Three hundred migrants were trapped below deck and drowned immediately, survivors were quoted as saying Tuesday, as the described the horrors of a shipwreck in the Mediterranean in which almost 500 people died.
Most of the men, women and children on board were Syrians, Palestinians, Egyptians and Sudanese.
After setting out to sea from the Egyptian port of Damietta on September 6, human traffickers rammed the boat when the Arab and North African migrants onboard refused demands to switch to an apparently unsafe vessel.
“After they hit our boat they waited to make sure that it had sunk completely before leaving. They were laughing,” one survivor told IOM.
“When the boat was first struck, one of the passengers killed himself in despair by hanging,” he added.
While 300 migrants died below deck, about 200 more clung to one another or to flotation devices trying to stay alive in the water.
Several managed to stay afloat for three days, but then started to go under as the weather conditions worsened and the area was lashed by strong winds and powerful waves.
Between 50 and 100 children under the age of 10 are missing among the passengers, IOM has calculated, based on witness accounts.
The survivors include two Palestinians from Gaza who first reported the incident in Sicily after they were rescued and brought there Saturday.
So far, only three bodies have been found, IOM spokesman Leonard Doyle said.
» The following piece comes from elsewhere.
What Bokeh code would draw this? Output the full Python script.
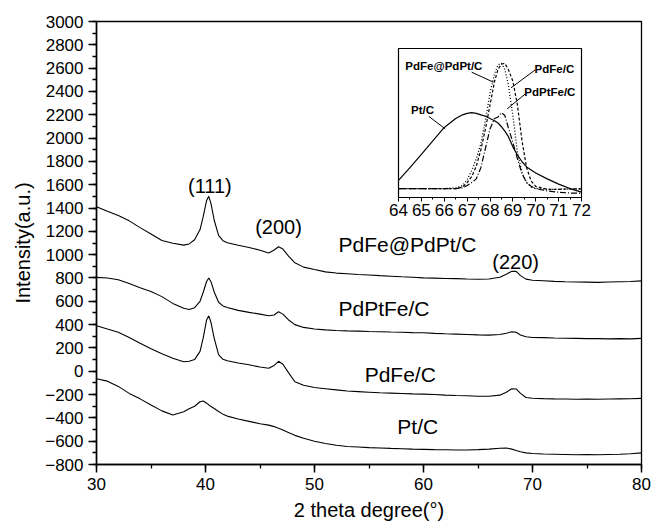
from bokeh.plotting import figure
from bokeh.models import Range1d, SingleIntervalTicker, Column
from bokeh.core.properties import value
from bokeh.embed import file_html
from bokeh.resources import INLINE

FONT = "Liberation Sans"

# ---------------- main XRD data ----------------
two_theta = [30, 31, 32, 33, 34, 35, 36, 37, 38, 38.5,
             39, 39.5, 39.8, 40.1, 40.3, 40.5, 40.8, 41.2, 41.6, 42,
             43, 44, 45, 45.8, 46.3, 46.7, 47.1, 47.6, 48.2, 49,
             50, 51, 52, 53, 54, 55, 56, 57, 58, 59,
             60, 61, 62, 63, 64, 65, 66, 67, 67.6, 68.1,
             68.5, 68.9, 69.4, 70, 71, 72, 73, 74, 75, 76,
             77, 78, 79, 80]

pdfe_at_pdpt = [1410, 1372, 1335, 1290, 1232, 1178, 1122, 1098, 1082, 1092,
                1128, 1215, 1330, 1465, 1500, 1440, 1295, 1165, 1120, 1102,
                1080, 1062, 1038, 1015, 1040, 1068, 1048, 990, 930, 893,
                872, 852, 842, 836, 830, 826, 820, 815, 810, 806,
                801, 799, 796, 794, 791, 789, 791, 806, 832, 858,
                857, 820, 790, 781, 776, 771, 767, 765, 764, 762,
                765, 768, 770, 775]

pdptfe = [805, 800, 785, 752, 716, 684, 640, 582, 540, 530,
          545, 600, 680, 770, 800, 768, 680, 592, 560, 546,
          522, 505, 490, 476, 482, 510, 490, 442, 400, 376,
          362, 355, 350, 346, 344, 341, 339, 336, 334, 331,
          330, 325, 321, 318, 315, 312, 310, 315, 326, 338,
          334, 311, 296, 290, 288, 285, 283, 282, 280, 280,
          278, 280, 278, 282]

pdfe = [390, 362, 335, 290, 240, 192, 150, 112, 82, 86,
        100, 170, 290, 440, 475, 420, 282, 142, 102, 90,
        70, 55, 36, 25, 50, 85, 60, -10, -90, -120,
        -140, -150, -160, -170, -175, -180, -185, -188, -191, -194,
        -196, -200, -205, -208, -210, -214, -215, -205, -180, -150,
        -152, -190, -225, -232, -235, -237, -238, -240, -238, -240,
        -238, -237, -236, -233]

pt = [-65, -85, -130, -190, -237, -290, -340, -375, -348, -322,
      -300, -262, -255, -274, -288, -303, -320, -345, -368, -385,
      -410, -430, -450, -462, -475, -490, -505, -525, -550, -575,
      -600, -620, -635, -645, -650, -655, -658, -662, -665, -668,
      -670, -672, -673, -675, -675, -672, -668, -660, -658, -668,
      -680, -690, -700, -705, -710, -712, -714, -716, -715, -717,
      -714, -712, -708, -700]

series_names = ["PdFe@PdPt/C", "PdPtFe/C", "PdFe/C", "Pt/C"]
series_label_x = [52.2, 52.2, 54.6, 57.6]
series_label_y = [1090, 535, -30, -470]

peak_labels = ["(111)", "(200)", "(220)"]
peak_label_x = [40.4, 46.7, 68.45]
peak_label_y = [1585, 1240, 935]

# ---------------- inset data ----------------
inset_x = [64, 64.5, 65, 65.5, 66, 66.5, 66.8, 67, 67.2, 67.4,
           67.6, 67.8, 68, 68.2, 68.35, 68.5, 68.65, 68.8, 69, 69.2,
           69.4, 69.6, 69.8, 70, 70.5, 71, 71.5, 72]
inset_pt = [11.5, 20, 29, 38, 47, 53, 55.5, 56.5, 57, 56.5,
            55.5, 54.5, 53, 51.5, 50, 47.5, 44.5, 41, 34, 28.5,
            24, 20.5, 18.5, 16.5, 12.5, 9, 6, 3.6]
inset_pdfe_at_pdpt = [6, 6, 6, 6, 6, 6.5, 8, 12, 18, 26,
                      36, 52, 70, 83, 89, 90, 86, 76, 55, 30,
                      17, 10, 7, 6, 5.5, 5.5, 5.8, 5.8]
inset_pdfe = [6, 6, 6, 6, 6, 6, 7, 10, 14, 21,
              32, 46, 62, 78, 86, 89.5, 90, 86, 78, 62,
              38, 20, 11, 7.5, 5.5, 5.5, 5.8, 5.8]
inset_pdptfe = [6, 6, 6, 6, 6, 6, 6.5, 8, 10, 12.5,
                20, 33, 46, 53, 54, 57, 55, 47, 37, 26,
                16, 10, 7.5, 6, 4.5, 3.5, 3, 3]

inset_label_x = [64.3, 69.95, 69.5, 64.55]
inset_label_y = [88.5, 86, 70.7, 58.4]
# leader lines: label end -> curve
leader_x0 = [67.2, 69.98, 69.55, 65.33]
leader_y0 = [84.1, 85.7, 69.6, 54.4]
leader_x1 = [68.15, 68.92, 68.75, 66.04]
leader_y1 = [77.4, 73.6, 59.5, 46.1]

BORDER_L = 96
BORDER_R = 10

# ---------------- main figure ----------------
p = figure(width=651, height=528, x_range=Range1d(30, 80), y_range=Range1d(-800, 3000),
           output_backend="svg", toolbar_location=None,
           min_border_left=BORDER_L, min_border_right=BORDER_R, min_border_top=21, min_border_bottom=64)
p.background_fill_color = "white"
p.border_fill_color = "white"
p.outline_line_color = "black"
p.outline_line_width = 1.3
p.xgrid.visible = False
p.ygrid.visible = False

p.xaxis.ticker = SingleIntervalTicker(interval=10, num_minor_ticks=2)
p.yaxis.ticker = SingleIntervalTicker(interval=200, num_minor_ticks=2)
p.xaxis.axis_label = "2 theta degree(°)"
p.yaxis.axis_label = "Intensity(a.u.)"
for ax in (p.xaxis[0], p.yaxis[0]):
    ax.axis_line_width = 1.5
    ax.axis_line_color = "black"
    ax.major_tick_line_width = 1.5
    ax.minor_tick_line_width = 1.3
    ax.major_tick_line_color = "black"
    ax.minor_tick_line_color = "black"
    ax.major_tick_out = 8
    ax.major_tick_in = 0
    ax.minor_tick_out = 4
    ax.minor_tick_in = 0
    ax.major_label_text_font = FONT
    ax.major_label_text_font_size = "17px"
    ax.major_label_text_color = "black"
    ax.major_label_standoff = 5
    ax.axis_label_text_font = FONT
    ax.axis_label_text_font_size = "20px"
    ax.axis_label_text_font_style = "normal"
    ax.axis_label_text_color = "black"
p.xaxis.axis_label_standoff = 6
p.yaxis.axis_label_standoff = 8

for ys in (pdfe_at_pdpt, pdptfe, pdfe, pt):
    p.line(two_theta, ys, line_color="black", line_width=1.1)

p.text(x=series_label_x, y=series_label_y, text=series_names,
       text_font=value(FONT), text_font_size="21px", text_color="black",
       text_align="left", text_baseline="middle")
p.text(x=peak_label_x, y=peak_label_y, text=peak_labels,
       text_font=value(FONT), text_font_size="20px", text_color="black",
       text_align="center", text_baseline="middle")

# ---------------- inset figure ----------------
inset = figure(frame_width=183, frame_height=149, x_range=Range1d(64, 72), y_range=Range1d(0, 100),
               y_axis_location=None, output_backend="svg", toolbar_location=None,
               min_border_left=BORDER_L, min_border_right=BORDER_R, min_border_top=2, min_border_bottom=0)
inset.background_fill_color = "white"
inset.border_fill_alpha = 0
inset.outline_line_color = "black"
inset.outline_line_width = 1.2
inset.xgrid.visible = False
inset.ygrid.visible = False
inset.xaxis.ticker = SingleIntervalTicker(interval=1, num_minor_ticks=2)
ix = inset.xaxis[0]
ix.axis_line_width = 1.2
ix.major_tick_out = 4
ix.major_tick_in = 0
ix.minor_tick_out = 2
ix.minor_tick_in = 0
ix.major_label_text_font = FONT
ix.major_label_text_font_size = "17px"
ix.major_label_text_color = "black"
ix.major_label_standoff = 2

inset.line(inset_x, inset_pt, line_color="black", line_width=1.2)
inset.line(inset_x, inset_pdfe_at_pdpt, line_color="black", line_width=1.3, line_dash="1 2")
inset.line(inset_x, inset_pdfe, line_color="black", line_width=1.2, line_dash="3 2")
inset.line(inset_x, inset_pdptfe, line_color="black", line_width=1.2, line_dash="6 2 1 2")
inset.segment(x0=leader_x0, y0=leader_y0, x1=leader_x1, y1=leader_y1, line_color="black", line_width=1)
inset.text(x=inset_label_x, y=inset_label_y,
           text=["PdFe@PdPt/C", "PdFe/C", "PdPtFe/C", "Pt/C"],
           text_font=value(FONT), text_font_size="11.5px", text_font_style="bold",
           text_color="black", text_align="left", text_baseline="middle")

inset.styles = {"position": "absolute", "left": f"{398 - BORDER_L}px", "top": "46px", "z-index": "5"}
root = Column(children=[p, inset], styles={"position": "relative"})

open("out.html", "w").write(file_html(root, INLINE))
The smugglers were Palestinians and Egyptians, the survivors said.
Two Palestinian survivors who were taken to the Greek island of Crete said they each paid 2,000 dollars in Gaza for the trip destined for Italy.
The IOM said authorities are checking reports of a second shipwreck involving another 200 missing migrants off the Libyan coast.
The number of migrants who have drowned this year as they tried to make it across the Mediterranean to Europe is approaching 3,000, according to the organization.
“The numbers dying off Europe’s coasts are shocking and unacceptable,” IOM’s director general, William Lacy Swing, said.
“The risks they take reflect their desperation and we cannot keep abandoning them to their fate,” he added.